▼▼▼

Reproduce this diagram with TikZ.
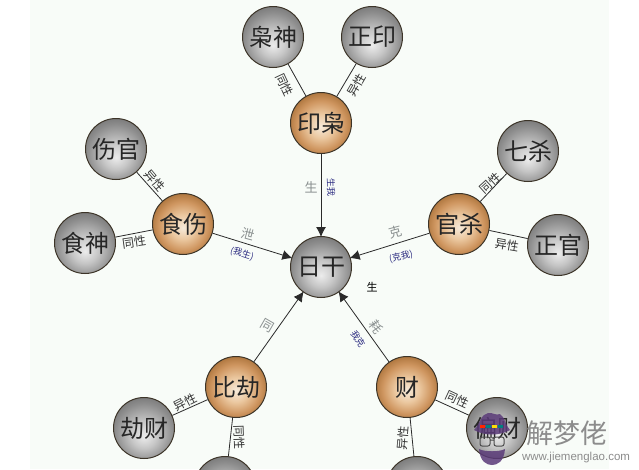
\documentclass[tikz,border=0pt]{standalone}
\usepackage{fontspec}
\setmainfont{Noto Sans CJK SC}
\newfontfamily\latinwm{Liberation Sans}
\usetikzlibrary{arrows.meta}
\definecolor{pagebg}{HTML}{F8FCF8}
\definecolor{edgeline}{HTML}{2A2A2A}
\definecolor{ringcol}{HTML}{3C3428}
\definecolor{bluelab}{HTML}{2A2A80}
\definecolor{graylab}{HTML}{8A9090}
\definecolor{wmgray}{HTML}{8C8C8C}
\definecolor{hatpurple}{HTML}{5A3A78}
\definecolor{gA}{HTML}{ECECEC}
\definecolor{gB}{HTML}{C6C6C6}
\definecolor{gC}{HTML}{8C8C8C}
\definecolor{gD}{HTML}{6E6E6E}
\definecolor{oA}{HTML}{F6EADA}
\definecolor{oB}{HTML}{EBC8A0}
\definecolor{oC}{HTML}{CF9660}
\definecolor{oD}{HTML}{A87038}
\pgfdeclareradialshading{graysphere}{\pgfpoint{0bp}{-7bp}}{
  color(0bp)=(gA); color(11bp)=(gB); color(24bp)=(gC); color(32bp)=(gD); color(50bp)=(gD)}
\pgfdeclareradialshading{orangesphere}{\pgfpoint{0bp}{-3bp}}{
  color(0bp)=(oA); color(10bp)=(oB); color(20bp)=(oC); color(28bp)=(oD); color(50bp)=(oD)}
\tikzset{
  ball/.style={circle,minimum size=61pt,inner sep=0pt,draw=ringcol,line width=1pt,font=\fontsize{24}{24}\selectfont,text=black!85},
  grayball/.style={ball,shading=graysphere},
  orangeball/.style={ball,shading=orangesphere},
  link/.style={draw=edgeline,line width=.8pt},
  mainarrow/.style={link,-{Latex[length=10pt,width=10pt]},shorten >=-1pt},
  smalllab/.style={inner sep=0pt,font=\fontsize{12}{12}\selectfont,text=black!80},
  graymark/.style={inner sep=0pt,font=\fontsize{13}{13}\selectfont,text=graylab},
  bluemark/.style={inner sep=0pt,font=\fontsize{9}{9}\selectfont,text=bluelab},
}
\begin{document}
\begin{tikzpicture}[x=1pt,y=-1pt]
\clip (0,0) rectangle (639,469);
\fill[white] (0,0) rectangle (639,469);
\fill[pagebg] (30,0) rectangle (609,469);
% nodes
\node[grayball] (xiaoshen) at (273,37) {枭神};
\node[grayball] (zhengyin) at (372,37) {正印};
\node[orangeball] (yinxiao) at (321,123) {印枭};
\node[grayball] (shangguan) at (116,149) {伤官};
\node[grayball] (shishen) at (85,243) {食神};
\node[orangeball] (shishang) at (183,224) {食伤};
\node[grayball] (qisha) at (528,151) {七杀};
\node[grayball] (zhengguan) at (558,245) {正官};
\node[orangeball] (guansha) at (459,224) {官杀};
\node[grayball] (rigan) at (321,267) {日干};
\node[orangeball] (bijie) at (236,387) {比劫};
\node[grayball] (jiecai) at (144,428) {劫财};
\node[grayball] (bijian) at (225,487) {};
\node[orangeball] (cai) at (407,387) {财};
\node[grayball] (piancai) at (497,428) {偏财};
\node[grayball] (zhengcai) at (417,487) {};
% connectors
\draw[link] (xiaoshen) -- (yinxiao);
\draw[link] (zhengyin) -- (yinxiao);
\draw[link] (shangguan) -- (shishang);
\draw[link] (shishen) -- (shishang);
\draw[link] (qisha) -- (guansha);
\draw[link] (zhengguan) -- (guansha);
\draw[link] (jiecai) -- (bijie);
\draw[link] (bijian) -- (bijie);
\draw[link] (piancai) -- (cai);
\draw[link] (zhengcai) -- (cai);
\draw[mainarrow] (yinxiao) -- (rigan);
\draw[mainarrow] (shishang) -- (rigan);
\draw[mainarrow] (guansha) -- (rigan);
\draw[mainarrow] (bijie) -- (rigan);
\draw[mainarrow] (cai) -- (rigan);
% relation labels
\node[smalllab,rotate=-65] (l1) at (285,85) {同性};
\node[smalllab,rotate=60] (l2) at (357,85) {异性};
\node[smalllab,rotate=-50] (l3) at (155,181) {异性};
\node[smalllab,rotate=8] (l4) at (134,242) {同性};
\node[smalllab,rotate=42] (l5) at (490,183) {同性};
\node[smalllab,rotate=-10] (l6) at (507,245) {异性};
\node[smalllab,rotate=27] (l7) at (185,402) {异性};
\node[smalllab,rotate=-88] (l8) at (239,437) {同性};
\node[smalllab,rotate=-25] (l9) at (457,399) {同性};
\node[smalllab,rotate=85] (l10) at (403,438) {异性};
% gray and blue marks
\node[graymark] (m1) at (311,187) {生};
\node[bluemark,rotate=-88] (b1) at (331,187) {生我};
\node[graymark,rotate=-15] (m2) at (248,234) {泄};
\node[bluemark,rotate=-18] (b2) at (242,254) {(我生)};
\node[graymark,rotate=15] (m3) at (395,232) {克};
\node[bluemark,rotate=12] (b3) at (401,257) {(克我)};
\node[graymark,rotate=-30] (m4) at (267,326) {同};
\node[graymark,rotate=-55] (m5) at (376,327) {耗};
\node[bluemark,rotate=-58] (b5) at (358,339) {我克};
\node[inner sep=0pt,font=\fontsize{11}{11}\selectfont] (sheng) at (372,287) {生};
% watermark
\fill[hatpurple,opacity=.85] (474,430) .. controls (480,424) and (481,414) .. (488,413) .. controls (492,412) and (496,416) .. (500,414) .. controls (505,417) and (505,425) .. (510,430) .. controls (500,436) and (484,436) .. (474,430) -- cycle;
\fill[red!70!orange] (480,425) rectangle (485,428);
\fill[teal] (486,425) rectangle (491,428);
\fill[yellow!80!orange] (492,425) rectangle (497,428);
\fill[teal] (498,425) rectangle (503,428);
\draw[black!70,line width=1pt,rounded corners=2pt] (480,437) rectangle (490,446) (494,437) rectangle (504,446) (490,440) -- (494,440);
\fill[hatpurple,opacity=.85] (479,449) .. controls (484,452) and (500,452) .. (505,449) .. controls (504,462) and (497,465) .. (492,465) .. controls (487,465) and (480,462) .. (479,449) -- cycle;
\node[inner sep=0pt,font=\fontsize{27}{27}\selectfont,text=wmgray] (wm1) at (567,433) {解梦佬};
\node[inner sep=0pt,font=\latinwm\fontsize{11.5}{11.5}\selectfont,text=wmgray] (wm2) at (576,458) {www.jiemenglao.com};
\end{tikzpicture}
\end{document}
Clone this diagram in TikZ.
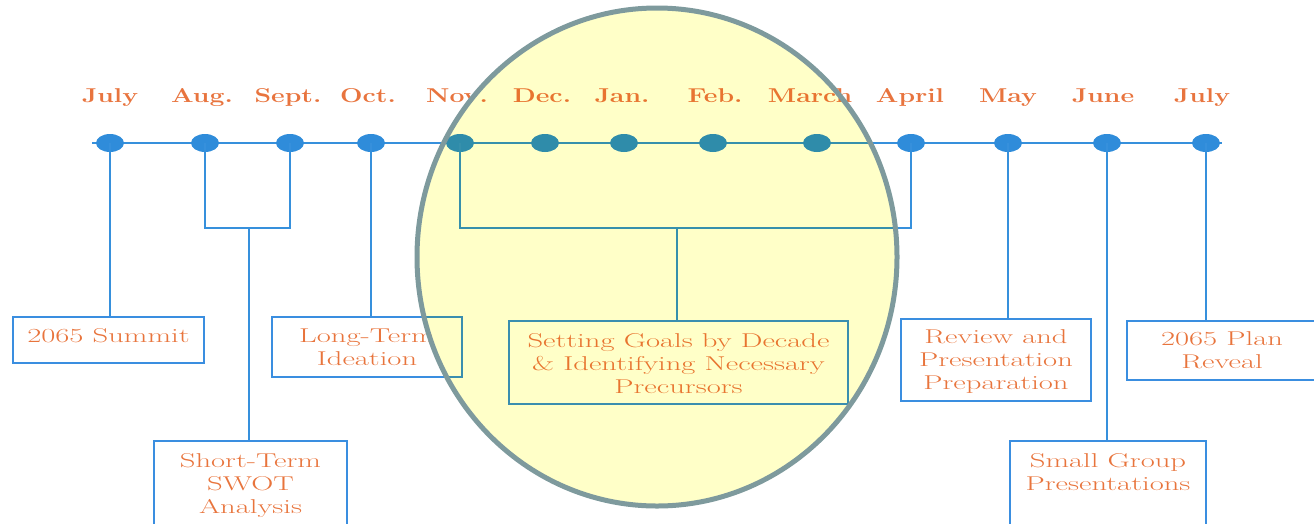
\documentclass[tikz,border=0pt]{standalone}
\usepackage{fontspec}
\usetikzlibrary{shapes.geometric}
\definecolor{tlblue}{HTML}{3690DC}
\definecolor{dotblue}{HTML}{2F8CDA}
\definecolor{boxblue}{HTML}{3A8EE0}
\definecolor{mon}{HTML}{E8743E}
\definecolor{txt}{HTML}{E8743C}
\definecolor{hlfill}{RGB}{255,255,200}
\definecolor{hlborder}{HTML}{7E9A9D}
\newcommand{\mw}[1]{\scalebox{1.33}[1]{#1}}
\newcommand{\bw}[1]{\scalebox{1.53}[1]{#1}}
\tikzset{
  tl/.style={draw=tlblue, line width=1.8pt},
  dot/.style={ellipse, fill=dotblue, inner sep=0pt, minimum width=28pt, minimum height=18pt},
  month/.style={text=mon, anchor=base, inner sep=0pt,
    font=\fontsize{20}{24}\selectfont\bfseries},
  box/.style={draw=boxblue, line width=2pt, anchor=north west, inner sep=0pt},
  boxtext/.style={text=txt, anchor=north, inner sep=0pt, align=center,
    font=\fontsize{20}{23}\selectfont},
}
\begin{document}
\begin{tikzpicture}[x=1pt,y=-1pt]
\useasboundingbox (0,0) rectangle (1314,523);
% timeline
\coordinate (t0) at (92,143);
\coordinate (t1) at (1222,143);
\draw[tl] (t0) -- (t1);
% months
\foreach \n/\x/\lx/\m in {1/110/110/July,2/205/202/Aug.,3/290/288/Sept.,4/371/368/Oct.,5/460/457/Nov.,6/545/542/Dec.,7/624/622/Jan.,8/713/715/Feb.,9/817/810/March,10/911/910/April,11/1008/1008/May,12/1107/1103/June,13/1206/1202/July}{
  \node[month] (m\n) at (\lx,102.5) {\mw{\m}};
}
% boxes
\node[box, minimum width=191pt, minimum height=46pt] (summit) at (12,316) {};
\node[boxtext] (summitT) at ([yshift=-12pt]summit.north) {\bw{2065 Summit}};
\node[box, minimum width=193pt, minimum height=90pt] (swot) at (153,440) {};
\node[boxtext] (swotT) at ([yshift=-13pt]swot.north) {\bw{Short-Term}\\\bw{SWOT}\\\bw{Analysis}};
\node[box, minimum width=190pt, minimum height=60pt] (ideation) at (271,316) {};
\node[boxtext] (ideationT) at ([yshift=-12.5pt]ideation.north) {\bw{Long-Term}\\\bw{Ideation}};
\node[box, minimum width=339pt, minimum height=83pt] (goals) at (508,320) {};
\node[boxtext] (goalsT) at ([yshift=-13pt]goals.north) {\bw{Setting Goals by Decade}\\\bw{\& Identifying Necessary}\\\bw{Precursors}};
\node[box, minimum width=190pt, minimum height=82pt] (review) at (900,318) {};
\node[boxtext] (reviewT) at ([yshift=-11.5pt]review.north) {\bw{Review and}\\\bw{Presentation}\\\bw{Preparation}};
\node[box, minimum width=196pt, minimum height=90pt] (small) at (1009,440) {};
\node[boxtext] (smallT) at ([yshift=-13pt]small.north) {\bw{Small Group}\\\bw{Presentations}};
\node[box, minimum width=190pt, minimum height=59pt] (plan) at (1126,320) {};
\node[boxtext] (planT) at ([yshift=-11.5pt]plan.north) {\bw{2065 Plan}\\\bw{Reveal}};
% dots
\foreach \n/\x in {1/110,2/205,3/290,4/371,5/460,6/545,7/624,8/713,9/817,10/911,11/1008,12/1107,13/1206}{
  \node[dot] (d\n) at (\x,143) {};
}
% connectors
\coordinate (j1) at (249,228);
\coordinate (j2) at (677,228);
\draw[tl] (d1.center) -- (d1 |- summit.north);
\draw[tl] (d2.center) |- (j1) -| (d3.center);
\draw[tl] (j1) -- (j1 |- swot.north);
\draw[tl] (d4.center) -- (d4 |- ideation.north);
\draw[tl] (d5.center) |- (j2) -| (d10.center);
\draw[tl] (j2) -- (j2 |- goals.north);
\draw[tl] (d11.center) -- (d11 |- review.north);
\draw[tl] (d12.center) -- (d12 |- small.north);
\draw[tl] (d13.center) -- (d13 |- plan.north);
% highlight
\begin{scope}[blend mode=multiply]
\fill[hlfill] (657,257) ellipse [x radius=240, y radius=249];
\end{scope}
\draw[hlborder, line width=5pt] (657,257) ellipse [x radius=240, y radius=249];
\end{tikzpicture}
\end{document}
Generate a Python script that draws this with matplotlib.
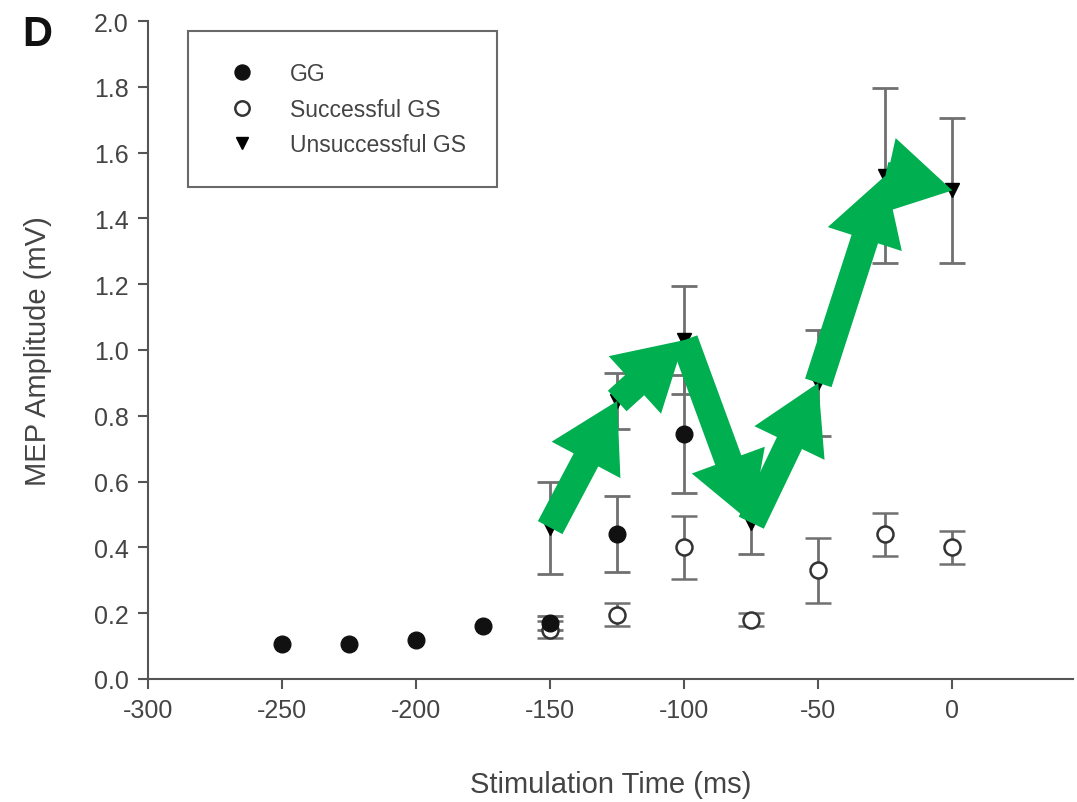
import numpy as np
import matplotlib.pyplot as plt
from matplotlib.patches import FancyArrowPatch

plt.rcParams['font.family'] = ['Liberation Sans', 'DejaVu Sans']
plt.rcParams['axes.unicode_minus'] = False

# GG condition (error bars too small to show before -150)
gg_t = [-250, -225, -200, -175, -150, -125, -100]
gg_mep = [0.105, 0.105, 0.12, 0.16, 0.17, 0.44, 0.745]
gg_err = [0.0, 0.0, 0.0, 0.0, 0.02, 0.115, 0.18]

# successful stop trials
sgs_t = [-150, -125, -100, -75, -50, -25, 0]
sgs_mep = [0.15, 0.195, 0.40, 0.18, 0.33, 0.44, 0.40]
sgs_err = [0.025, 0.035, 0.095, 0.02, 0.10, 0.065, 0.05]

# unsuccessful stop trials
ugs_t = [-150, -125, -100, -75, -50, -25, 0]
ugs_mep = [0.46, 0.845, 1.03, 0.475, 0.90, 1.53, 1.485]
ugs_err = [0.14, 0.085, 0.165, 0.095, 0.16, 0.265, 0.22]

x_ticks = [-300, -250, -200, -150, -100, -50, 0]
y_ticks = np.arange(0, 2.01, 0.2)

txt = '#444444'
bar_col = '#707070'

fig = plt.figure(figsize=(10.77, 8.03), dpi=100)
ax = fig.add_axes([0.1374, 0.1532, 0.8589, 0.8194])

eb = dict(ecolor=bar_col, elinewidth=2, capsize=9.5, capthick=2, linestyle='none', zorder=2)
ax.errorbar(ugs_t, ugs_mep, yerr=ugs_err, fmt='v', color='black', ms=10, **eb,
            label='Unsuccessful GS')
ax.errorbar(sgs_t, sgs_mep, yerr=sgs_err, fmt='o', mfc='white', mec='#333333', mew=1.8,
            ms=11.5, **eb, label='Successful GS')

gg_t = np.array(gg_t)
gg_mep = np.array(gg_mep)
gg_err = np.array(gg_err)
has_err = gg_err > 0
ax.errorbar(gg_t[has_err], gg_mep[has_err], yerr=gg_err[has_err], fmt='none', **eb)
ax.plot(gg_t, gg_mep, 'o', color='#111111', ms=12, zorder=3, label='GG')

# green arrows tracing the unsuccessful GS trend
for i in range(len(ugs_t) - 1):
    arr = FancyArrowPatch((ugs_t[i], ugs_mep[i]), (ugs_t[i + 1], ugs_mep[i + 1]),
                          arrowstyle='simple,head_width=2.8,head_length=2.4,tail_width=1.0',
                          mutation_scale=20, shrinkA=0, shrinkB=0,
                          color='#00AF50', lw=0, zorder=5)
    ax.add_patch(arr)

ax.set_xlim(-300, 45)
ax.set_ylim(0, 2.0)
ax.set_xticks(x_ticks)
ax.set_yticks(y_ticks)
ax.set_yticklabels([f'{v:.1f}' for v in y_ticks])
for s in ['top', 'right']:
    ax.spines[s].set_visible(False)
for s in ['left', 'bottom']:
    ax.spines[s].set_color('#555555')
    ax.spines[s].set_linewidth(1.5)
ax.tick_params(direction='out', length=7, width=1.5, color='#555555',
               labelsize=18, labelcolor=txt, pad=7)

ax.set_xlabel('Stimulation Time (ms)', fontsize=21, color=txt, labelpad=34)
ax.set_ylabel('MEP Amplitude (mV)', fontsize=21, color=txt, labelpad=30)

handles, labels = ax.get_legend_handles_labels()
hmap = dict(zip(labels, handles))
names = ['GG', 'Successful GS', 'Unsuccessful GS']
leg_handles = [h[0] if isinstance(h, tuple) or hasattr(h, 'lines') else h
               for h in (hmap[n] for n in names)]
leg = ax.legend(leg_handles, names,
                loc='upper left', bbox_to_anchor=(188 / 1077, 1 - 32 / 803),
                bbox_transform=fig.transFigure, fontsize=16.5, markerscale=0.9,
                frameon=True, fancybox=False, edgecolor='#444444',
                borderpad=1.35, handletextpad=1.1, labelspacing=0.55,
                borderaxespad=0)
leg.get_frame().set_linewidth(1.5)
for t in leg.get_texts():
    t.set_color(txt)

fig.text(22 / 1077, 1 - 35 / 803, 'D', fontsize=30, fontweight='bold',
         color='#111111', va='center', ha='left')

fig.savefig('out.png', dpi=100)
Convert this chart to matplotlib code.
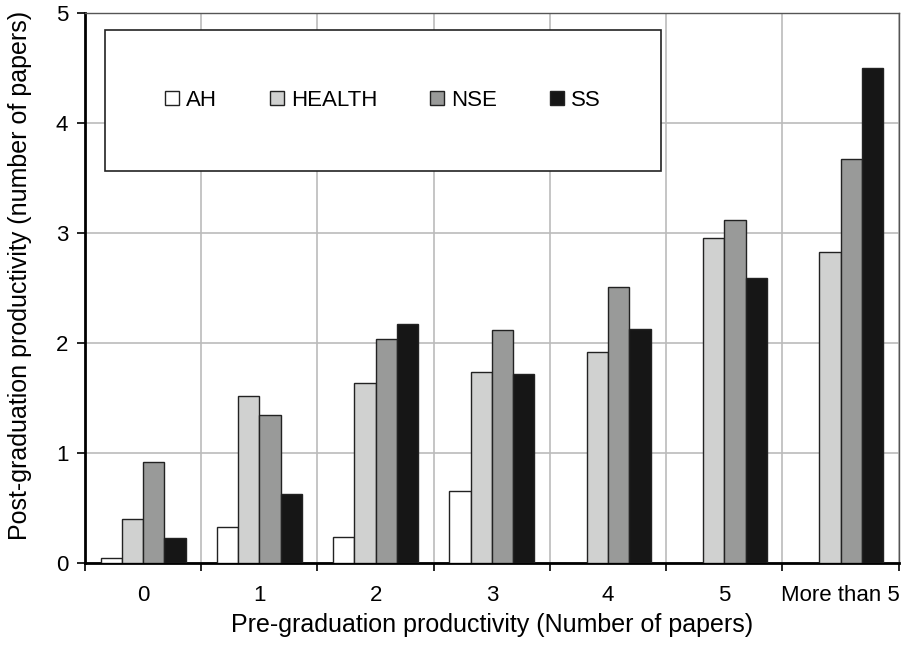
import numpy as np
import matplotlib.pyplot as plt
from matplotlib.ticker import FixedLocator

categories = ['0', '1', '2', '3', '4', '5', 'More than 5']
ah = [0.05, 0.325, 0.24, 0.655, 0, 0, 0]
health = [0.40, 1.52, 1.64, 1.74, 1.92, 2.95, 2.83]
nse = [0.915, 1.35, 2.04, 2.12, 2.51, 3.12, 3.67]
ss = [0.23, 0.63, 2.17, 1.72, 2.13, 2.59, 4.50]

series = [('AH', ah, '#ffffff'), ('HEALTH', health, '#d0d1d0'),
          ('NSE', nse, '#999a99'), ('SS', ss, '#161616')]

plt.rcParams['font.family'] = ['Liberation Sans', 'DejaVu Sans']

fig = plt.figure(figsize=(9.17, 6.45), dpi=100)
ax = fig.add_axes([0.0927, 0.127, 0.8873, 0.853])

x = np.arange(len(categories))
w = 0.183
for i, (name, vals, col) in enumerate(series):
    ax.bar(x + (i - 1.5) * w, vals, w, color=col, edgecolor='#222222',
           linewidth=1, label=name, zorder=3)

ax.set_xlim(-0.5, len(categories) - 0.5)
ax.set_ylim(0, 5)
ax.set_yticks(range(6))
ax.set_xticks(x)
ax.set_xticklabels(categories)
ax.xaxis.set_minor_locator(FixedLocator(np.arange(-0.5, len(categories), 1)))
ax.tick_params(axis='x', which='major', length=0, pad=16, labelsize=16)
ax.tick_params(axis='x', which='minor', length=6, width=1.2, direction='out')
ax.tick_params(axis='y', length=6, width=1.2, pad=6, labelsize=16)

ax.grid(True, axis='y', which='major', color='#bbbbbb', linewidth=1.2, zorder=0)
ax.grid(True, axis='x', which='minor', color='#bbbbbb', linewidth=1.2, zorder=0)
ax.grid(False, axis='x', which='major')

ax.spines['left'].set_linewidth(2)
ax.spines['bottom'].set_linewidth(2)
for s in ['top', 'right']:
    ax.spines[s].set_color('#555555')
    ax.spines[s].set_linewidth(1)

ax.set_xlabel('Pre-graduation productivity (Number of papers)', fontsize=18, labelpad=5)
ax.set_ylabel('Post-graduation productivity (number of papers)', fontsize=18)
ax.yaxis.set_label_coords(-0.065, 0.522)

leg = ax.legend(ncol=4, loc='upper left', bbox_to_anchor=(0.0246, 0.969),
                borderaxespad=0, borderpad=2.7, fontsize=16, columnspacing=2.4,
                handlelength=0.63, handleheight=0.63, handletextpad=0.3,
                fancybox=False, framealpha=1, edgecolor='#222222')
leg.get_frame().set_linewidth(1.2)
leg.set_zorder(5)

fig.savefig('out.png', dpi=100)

▲▲▲

** SET PROBLEM **
Repeat only the lines from the one holding "Generate a Python" to the one holding "gg_err = [0.0, 0.0, 0.0, 0.0, 0.02, 0.115, 0.18]", both ends included, and drop the images.

** THE RESPONSE **
Generate a Python script that draws this with matplotlib.
import numpy as np
import matplotlib.pyplot as plt
from matplotlib.patches import FancyArrowPatch

plt.rcParams['font.family'] = ['Liberation Sans', 'DejaVu Sans']
plt.rcParams['axes.unicode_minus'] = False

# GG condition (error bars too small to show before -150)
gg_t = [-250, -225, -200, -175, -150, -125, -100]
gg_mep = [0.105, 0.105, 0.12, 0.16, 0.17, 0.44, 0.745]
gg_err = [0.0, 0.0, 0.0, 0.0, 0.02, 0.115, 0.18]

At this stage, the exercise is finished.